How Raw Material Parameters Affect Winding Machine Design

When selecting a winding machine for heating element production, the most common mistake buyers make is focusing on finished coil dimensions before defining raw material parameters. In reality, the wire itself determines tension system design, payoff structure, guide wear rate, and even servo load calculation. If raw material data is incomplete, machine configuration becomes guesswork. This article explains how experienced engineering teams evaluate raw material specifications before confirming equipment investment.
Why Raw Material Comes Before Machine Structure
In practical production, instability almost always originates from mismatched tension control. And tension control begins with wire characteristics.
Mechanical Behavior Drives System Design
Different resistance alloys respond differently under load. Elastic recovery, hardness, and surface condition influence winding accuracy more than many buyers expect.
Procurement Risk Often Starts Here
Machines configured without precise diameter range or spool data may operate well during testing but show inconsistency after continuous production.
1. Wire Diameter Range: Defining the Tension Window
Always provide minimum and maximum diameter. For example: 0.05mm – 1.20mm.
Fine Wire (Below 0.10mm)
- Requires ultra-sensitive electronic tension control
- Higher breakage risk
- Low inertia feed system required
Medium to Thick Wire (0.5mm – 1.2mm)
- Higher spindle torque needed
- Stronger machine frame recommended
- Increased guide wear
| Diameter Range | Machine Requirement | Main Risk |
|---|---|---|
| 0.05–0.10mm | Precision tension sensor | Wire breakage |
| 0.3–0.6mm | Balanced torque system | Pitch instability |
| 0.8–1.2mm | High rigidity spindle | Surface scratching |
2. Material Type: NiCr vs FeCrAl
NiCr Wire
Nickel-chromium wire is generally more stable in elasticity and easier to control under moderate tension.
FeCrAl Wire
Iron-chromium-aluminum alloys are harder and increase friction at the guide and cutting point. This directly affects spare part consumption.

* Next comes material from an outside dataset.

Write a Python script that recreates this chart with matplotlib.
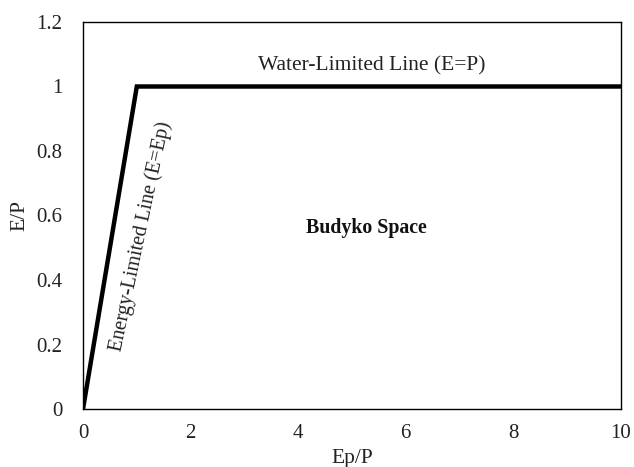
import matplotlib
matplotlib.use("Agg")
import matplotlib.pyplot as plt

plt.rcParams['font.family'] = ['Liberation Serif', 'DejaVu Serif']

# Budyko limits: energy limit up to Ep/P = 1, water limit beyond
ep_p = [0, 1, 10]
e_p = [0, 1, 1]

xticks = [0, 2, 4, 6, 8, 10]
yticks = [0, 0.2, 0.4, 0.6, 0.8, 1, 1.2]
ytick_labels = ['0', '0.2', '0.4', '0.6', '0.8', '1', '1.2']

fig = plt.figure(figsize=(6.34, 4.67), dpi=100)
ax = fig.add_axes([83 / 634, 1 - 409 / 467, (621 - 83) / 634, (409 - 22) / 467])

ax.plot(ep_p, e_p, color='black', linewidth=3.2, solid_joinstyle='miter')

ax.set_xlim(0, 10)
ax.set_ylim(0, 1.2)
ax.set_xticks(xticks)
ax.set_yticks(yticks)
ax.set_yticklabels(ytick_labels)
ax.tick_params(length=0, labelsize=15, colors='#222222')
ax.tick_params(axis='x', pad=11)
ax.tick_params(axis='y', pad=15)
for s in ax.spines.values():
    s.set_color('black')
    s.set_linewidth(1.0)

ax.set_xlabel('Ep/P', fontsize=15.5, labelpad=4, color='#222222')
ax.set_ylabel('E/P', fontsize=15.5, labelpad=5, color='#222222')

ax.text(5.37, 1.065, 'Water-Limited Line (E=P)', fontsize=15.5,
        ha='center', va='center', color='#222222')
ax.text(5.26, 0.56, 'Budyko Space', fontsize=14.3, fontweight='bold',
        ha='center', va='center', color='#111111')
ax.text(1.08, 0.536, 'Energy-Limited Line (E=Ep)', fontsize=14.5,
        rotation=78, rotation_mode='anchor', ha='center', va='center',
        color='#222222')

fig.savefig('out.png', dpi=100)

From field observation, FeCrAl production typically increases guide replacement frequency by 20–30% compared to NiCr under similar output conditions.
3. Spool Size and Payoff Stability
Many procurement discussions ignore spool inertia. This is a critical oversight.
Spool Diameter and Weight
DIN200, DIN250 or customized industrial spools create different rotational inertia loads.
- 5kg spool: lower inertia, easier tension stabilization
- 15kg spool: higher inertia, requires stronger braking system
Why Inertia Matters
Inconsistent deceleration of heavy spools can cause micro-tension fluctuation, affecting coil spacing.
4. Wear Components Influenced by Raw Material
Wire Guides
Hard alloys accelerate guide wear. Scratched wire surfaces often trace back to worn guides.
Cutting Blades
Material hardness affects blade selection. Tungsten carbide is often recommended for durability.
Mandrels
Harder materials increase contact stress on mandrels, requiring stronger surface treatment.
Future Trend: Raw Material Variability Is Increasing
Global sourcing means more variability in alloy composition and surface finish. Machines must adapt to this variability rather than assume uniform input.
Experienced manufacturers now design tension systems with wider adjustment windows to accommodate supplier variation.
Structured Specification Reduces Procurement Risk
Before confirming equipment, we recommend reviewing your complete specification checklist outlined in our Complete Winding Machine Specification Guide.
At Xiezhan, as a dedicated winding machine manufacturer and factory, raw material evaluation is always the first step before structural design is finalized.
Final Advice for Engineering Teams
Define diameter range clearly. Confirm alloy type precisely. Provide exact spool dimensions. Clarify expected annual output.
When these four parameters are accurate, the winding machine configuration becomes predictable, stable, and scalable.